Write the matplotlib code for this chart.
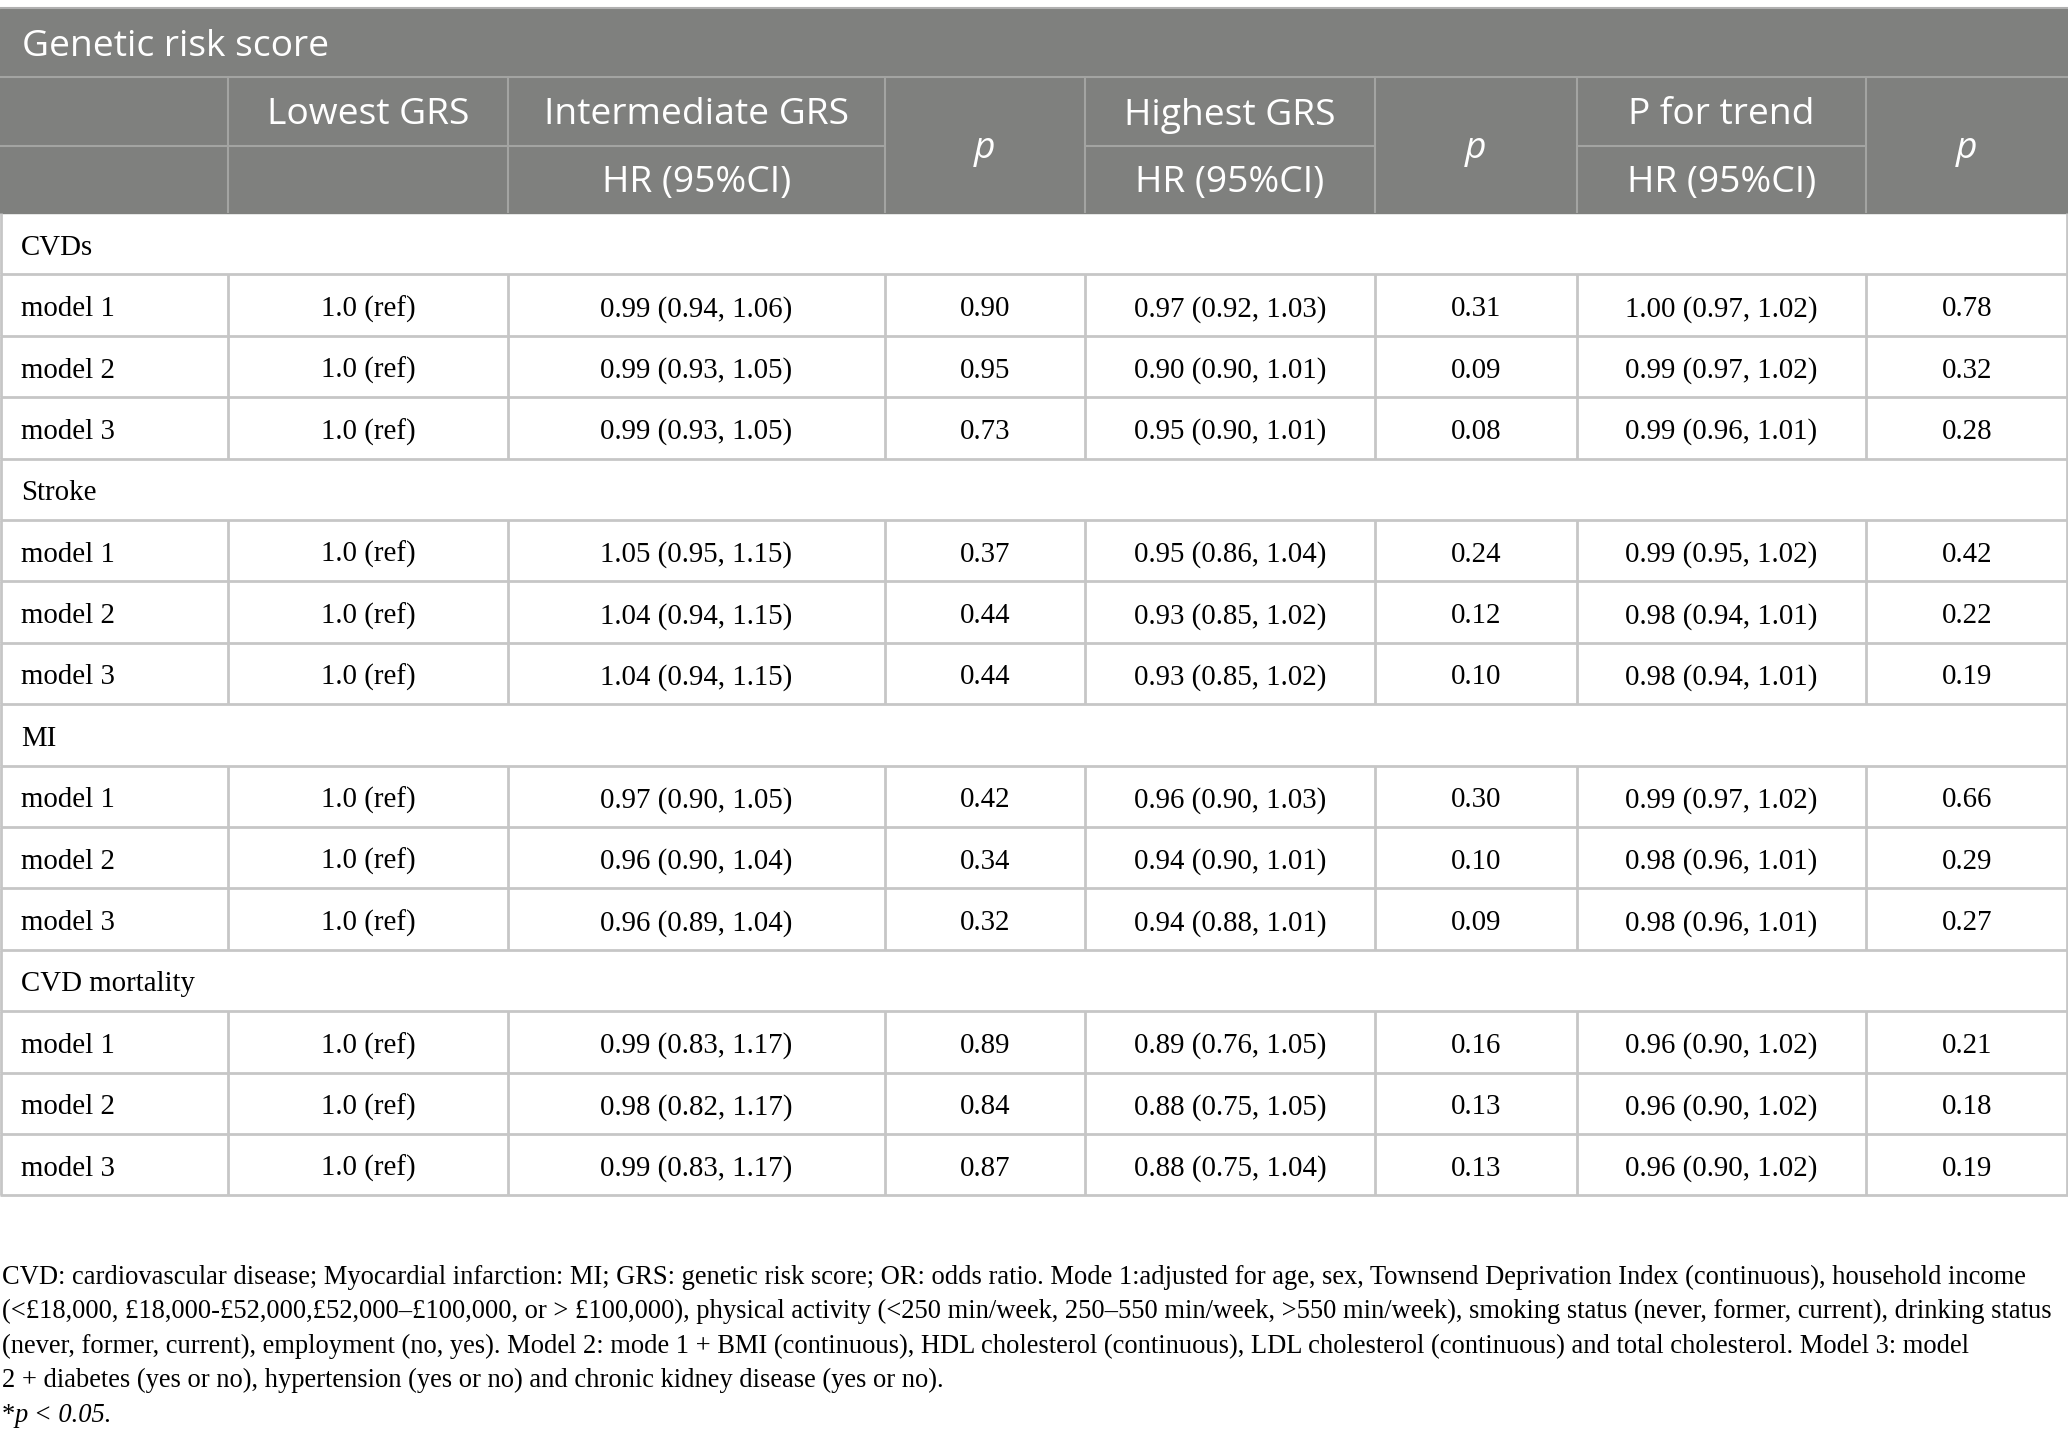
import matplotlib
matplotlib.use("Agg")
from matplotlib import pyplot as plt
from matplotlib.patches import Rectangle

# ---- table content
title = 'Genetic risk score'
col_heads = ['Lowest GRS', 'Intermediate GRS', 'p', 'Highest GRS', 'p', 'P for trend', 'p']
sub_heads = ['', 'HR (95%CI)', '', 'HR (95%CI)', '', 'HR (95%CI)', '']

groups = ['CVDs', 'Stroke', 'MI', 'CVD mortality']
models = ['model 1', 'model 2', 'model 3']
lowest = '1.0 (ref)'

inter_hr = ['0.99 (0.94, 1.06)', '0.99 (0.93, 1.05)', '0.99 (0.93, 1.05)',
            '1.05 (0.95, 1.15)', '1.04 (0.94, 1.15)', '1.04 (0.94, 1.15)',
            '0.97 (0.90, 1.05)', '0.96 (0.90, 1.04)', '0.96 (0.89, 1.04)',
            '0.99 (0.83, 1.17)', '0.98 (0.82, 1.17)', '0.99 (0.83, 1.17)']
inter_p = ['0.90', '0.95', '0.73', '0.37', '0.44', '0.44',
           '0.42', '0.34', '0.32', '0.89', '0.84', '0.87']
high_hr = ['0.97 (0.92, 1.03)', '0.90 (0.90, 1.01)', '0.95 (0.90, 1.01)',
           '0.95 (0.86, 1.04)', '0.93 (0.85, 1.02)', '0.93 (0.85, 1.02)',
           '0.96 (0.90, 1.03)', '0.94 (0.90, 1.01)', '0.94 (0.88, 1.01)',
           '0.89 (0.76, 1.05)', '0.88 (0.75, 1.05)', '0.88 (0.75, 1.04)']
high_p = ['0.31', '0.09', '0.08', '0.24', '0.12', '0.10',
          '0.30', '0.10', '0.09', '0.16', '0.13', '0.13']
trend_hr = ['1.00 (0.97, 1.02)', '0.99 (0.97, 1.02)', '0.99 (0.96, 1.01)',
            '0.99 (0.95, 1.02)', '0.98 (0.94, 1.01)', '0.98 (0.94, 1.01)',
            '0.99 (0.97, 1.02)', '0.98 (0.96, 1.01)', '0.98 (0.96, 1.01)',
            '0.96 (0.90, 1.02)', '0.96 (0.90, 1.02)', '0.96 (0.90, 1.02)']
trend_p = ['0.78', '0.32', '0.28', '0.42', '0.22', '0.19',
           '0.66', '0.29', '0.27', '0.21', '0.18', '0.19']

footnote = [
    'CVD: cardiovascular disease; Myocardial infarction: MI; GRS: genetic risk score; OR: odds ratio. '
    'Mode 1:adjusted for age, sex, Townsend Deprivation Index (continuous), household income',
    '(<\u00a318,000, \u00a318,000-\u00a352,000,\u00a352,000\u2013\u00a3100,000, or > \u00a3100,000), physical activity '
    '(<250 min/week, 250\u2013550 min/week, >550 min/week), smoking status (never, former, current), drinking status',
    '(never, former, current), employment (no, yes). Model 2: mode 1 + BMI (continuous), HDL cholesterol '
    '(continuous), LDL cholesterol (continuous) and total cholesterol. Model 3: model',
    '2 + diabetes (yes or no), hypertension (yes or no) and chronic kidney disease (yes or no).',
]
star_note = 'p < 0.05.'

# ---- layout (pixels)
W, H = 2068, 1454
col_x = [0, 228, 508, 885, 1085, 1375, 1577, 1866, 2068]
head_top, head_mid1, head_mid2, head_bot = 9, 77, 146, 213
row_h = 61.4
head_bg = '#7f807e'
head_line = '#a3a4a2'
grid = '#c6c6c6'
sans = 'Open Sans'
serif = 'Liberation Serif'
hsize, bsize, fsize = 26.8, 20.8, 19.1
hdy, bdy = 4, 4   # nudge text down a little, like the reference

fig = plt.figure(figsize=(W / 100, H / 100), dpi=100)
ax = fig.add_axes([0, 0, 1, 1])
ax.set_xlim(0, W)
ax.set_ylim(H, 0)
ax.axis('off')

# header block
ax.add_patch(Rectangle((0, head_top), W, head_bot - head_top, color=head_bg, zorder=1))
ax.hlines(head_top - 1, 0, W, color='#b0b0b0', lw=1.5, zorder=2)
ax.hlines(head_mid1, 0, W, color=head_line, lw=1.5, zorder=2)
for i in range(len(col_x) - 1):
    if i < 2 or sub_heads[i - 1] != '':
        ax.hlines(head_mid2, col_x[i], col_x[i + 1], color=head_line, lw=1.5, zorder=2)
ax.vlines(col_x[1:-1], head_mid1, head_bot, color=head_line, lw=1.5, zorder=2)

ax.text(22, (head_top + head_mid1) / 2 + hdy, title, family=sans, fontsize=hsize,
        color='white', ha='left', va='center', zorder=3)
for i, (h, s) in enumerate(zip(col_heads, sub_heads)):
    cx = (col_x[i + 1] + col_x[i + 2]) / 2
    if h == 'p':
        ax.text(cx, (head_mid1 + head_bot) / 2 + hdy, h, family=sans, style='italic',
                fontsize=hsize, color='white', ha='center', va='center', zorder=3)
    else:
        ax.text(cx, (head_mid1 + head_mid2) / 2 + hdy, h, family=sans, fontsize=hsize,
                color='white', ha='center', va='center', zorder=3)
        if s:
            ax.text(cx, (head_mid2 + head_bot) / 2 + hdy, s, family=sans, fontsize=hsize,
                    color='white', ha='center', va='center', zorder=3)

# body rows
y = head_bot
k = 0
for g in groups:
    ax.text(21, y + row_h / 2 + bdy, g, family=serif, fontsize=bsize, ha='left', va='center')
    ax.vlines([1, W - 1], y, y + row_h, color=grid, lw=2)
    y += row_h
    ax.hlines(y, 0, W, color=grid, lw=2)
    for m in models:
        cells = [m, lowest, inter_hr[k], inter_p[k], high_hr[k], high_p[k], trend_hr[k], trend_p[k]]
        for j, c in enumerate(cells):
            if j == 0:
                ax.text(21, y + row_h / 2 + bdy, c, family=serif, fontsize=bsize,
                        ha='left', va='center')
            else:
                ax.text((col_x[j] + col_x[j + 1]) / 2, y + row_h / 2 + bdy, c, family=serif,
                        fontsize=bsize, ha='center', va='center')
        ax.vlines([1] + col_x[1:-1] + [W - 1], y, y + row_h, color=grid, lw=2)
        y += row_h
        ax.hlines(y, 0, W, color=grid, lw=2)
        k += 1

# footnote
fy = 1277
for line in footnote:
    ax.text(2, fy, line, family=serif, fontsize=fsize, ha='left', va='center')
    fy += 34.6
ax.text(2, fy, '*', family=serif, fontsize=fsize, ha='left', va='center')
ax.text(15, fy, star_note, family=serif, style='italic', fontsize=fsize, ha='left', va='center')

fig.savefig('out.png', dpi=100, facecolor='white')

▶ _INSTRUCTIONS FOR THE TASK_
Word for word, quote the full listing, omitting every picture.

▶ _RESULT FOR THIS TASK_
Write the matplotlib code for this chart.
import matplotlib
matplotlib.use("Agg")
from matplotlib import pyplot as plt
from matplotlib.patches import Rectangle

# ---- table content
title = 'Genetic risk score'
col_heads = ['Lowest GRS', 'Intermediate GRS', 'p', 'Highest GRS', 'p', 'P for trend', 'p']
sub_heads = ['', 'HR (95%CI)', '', 'HR (95%CI)', '', 'HR (95%CI)', '']

groups = ['CVDs', 'Stroke', 'MI', 'CVD mortality']
models = ['model 1', 'model 2', 'model 3']
lowest = '1.0 (ref)'

inter_hr = ['0.99 (0.94, 1.06)', '0.99 (0.93, 1.05)', '0.99 (0.93, 1.05)',
            '1.05 (0.95, 1.15)', '1.04 (0.94, 1.15)', '1.04 (0.94, 1.15)',
            '0.97 (0.90, 1.05)', '0.96 (0.90, 1.04)', '0.96 (0.89, 1.04)',
            '0.99 (0.83, 1.17)', '0.98 (0.82, 1.17)', '0.99 (0.83, 1.17)']
inter_p = ['0.90', '0.95', '0.73', '0.37', '0.44', '0.44',
           '0.42', '0.34', '0.32', '0.89', '0.84', '0.87']
high_hr = ['0.97 (0.92, 1.03)', '0.90 (0.90, 1.01)', '0.95 (0.90, 1.01)',
           '0.95 (0.86, 1.04)', '0.93 (0.85, 1.02)', '0.93 (0.85, 1.02)',
           '0.96 (0.90, 1.03)', '0.94 (0.90, 1.01)', '0.94 (0.88, 1.01)',
           '0.89 (0.76, 1.05)', '0.88 (0.75, 1.05)', '0.88 (0.75, 1.04)']
high_p = ['0.31', '0.09', '0.08', '0.24', '0.12', '0.10',
          '0.30', '0.10', '0.09', '0.16', '0.13', '0.13']
trend_hr = ['1.00 (0.97, 1.02)', '0.99 (0.97, 1.02)', '0.99 (0.96, 1.01)',
            '0.99 (0.95, 1.02)', '0.98 (0.94, 1.01)', '0.98 (0.94, 1.01)',
            '0.99 (0.97, 1.02)', '0.98 (0.96, 1.01)', '0.98 (0.96, 1.01)',
            '0.96 (0.90, 1.02)', '0.96 (0.90, 1.02)', '0.96 (0.90, 1.02)']
trend_p = ['0.78', '0.32', '0.28', '0.42', '0.22', '0.19',
           '0.66', '0.29', '0.27', '0.21', '0.18', '0.19']

footnote = [
    'CVD: cardiovascular disease; Myocardial infarction: MI; GRS: genetic risk score; OR: odds ratio. '
    'Mode 1:adjusted for age, sex, Townsend Deprivation Index (continuous), household income',
    '(<\u00a318,000, \u00a318,000-\u00a352,000,\u00a352,000\u2013\u00a3100,000, or > \u00a3100,000), physical activity '
    '(<250 min/week, 250\u2013550 min/week, >550 min/week), smoking status (never, former, current), drinking status',
    '(never, former, current), employment (no, yes). Model 2: mode 1 + BMI (continuous), HDL cholesterol '
    '(continuous), LDL cholesterol (continuous) and total cholesterol. Model 3: model',
    '2 + diabetes (yes or no), hypertension (yes or no) and chronic kidney disease (yes or no).',
]
star_note = 'p < 0.05.'

# ---- layout (pixels)
W, H = 2068, 1454
col_x = [0, 228, 508, 885, 1085, 1375, 1577, 1866, 2068]
head_top, head_mid1, head_mid2, head_bot = 9, 77, 146, 213
row_h = 61.4
head_bg = '#7f807e'
head_line = '#a3a4a2'
grid = '#c6c6c6'
sans = 'Open Sans'
serif = 'Liberation Serif'
hsize, bsize, fsize = 26.8, 20.8, 19.1
hdy, bdy = 4, 4   # nudge text down a little, like the reference

fig = plt.figure(figsize=(W / 100, H / 100), dpi=100)
ax = fig.add_axes([0, 0, 1, 1])
ax.set_xlim(0, W)
ax.set_ylim(H, 0)
ax.axis('off')

# header block
ax.add_patch(Rectangle((0, head_top), W, head_bot - head_top, color=head_bg, zorder=1))
ax.hlines(head_top - 1, 0, W, color='#b0b0b0', lw=1.5, zorder=2)
ax.hlines(head_mid1, 0, W, color=head_line, lw=1.5, zorder=2)
for i in range(len(col_x) - 1):
    if i < 2 or sub_heads[i - 1] != '':
        ax.hlines(head_mid2, col_x[i], col_x[i + 1], color=head_line, lw=1.5, zorder=2)
ax.vlines(col_x[1:-1], head_mid1, head_bot, color=head_line, lw=1.5, zorder=2)

ax.text(22, (head_top + head_mid1) / 2 + hdy, title, family=sans, fontsize=hsize,
        color='white', ha='left', va='center', zorder=3)
for i, (h, s) in enumerate(zip(col_heads, sub_heads)):
    cx = (col_x[i + 1] + col_x[i + 2]) / 2
    if h == 'p':
        ax.text(cx, (head_mid1 + head_bot) / 2 + hdy, h, family=sans, style='italic',
                fontsize=hsize, color='white', ha='center', va='center', zorder=3)
    else:
        ax.text(cx, (head_mid1 + head_mid2) / 2 + hdy, h, family=sans, fontsize=hsize,
                color='white', ha='center', va='center', zorder=3)
        if s:
            ax.text(cx, (head_mid2 + head_bot) / 2 + hdy, s, family=sans, fontsize=hsize,
                    color='white', ha='center', va='center', zorder=3)

# body rows
y = head_bot
k = 0
for g in groups:
    ax.text(21, y + row_h / 2 + bdy, g, family=serif, fontsize=bsize, ha='left', va='center')
    ax.vlines([1, W - 1], y, y + row_h, color=grid, lw=2)
    y += row_h
    ax.hlines(y, 0, W, color=grid, lw=2)
    for m in models:
        cells = [m, lowest, inter_hr[k], inter_p[k], high_hr[k], high_p[k], trend_hr[k], trend_p[k]]
        for j, c in enumerate(cells):
            if j == 0:
                ax.text(21, y + row_h / 2 + bdy, c, family=serif, fontsize=bsize,
                        ha='left', va='center')
            else:
                ax.text((col_x[j] + col_x[j + 1]) / 2, y + row_h / 2 + bdy, c, family=serif,
                        fontsize=bsize, ha='center', va='center')
        ax.vlines([1] + col_x[1:-1] + [W - 1], y, y + row_h, color=grid, lw=2)
        y += row_h
        ax.hlines(y, 0, W, color=grid, lw=2)
        k += 1

# footnote
fy = 1277
for line in footnote:
    ax.text(2, fy, line, family=serif, fontsize=fsize, ha='left', va='center')
    fy += 34.6
ax.text(2, fy, '*', family=serif, fontsize=fsize, ha='left', va='center')
ax.text(15, fy, star_note, family=serif, style='italic', fontsize=fsize, ha='left', va='center')

fig.savefig('out.png', dpi=100, facecolor='white')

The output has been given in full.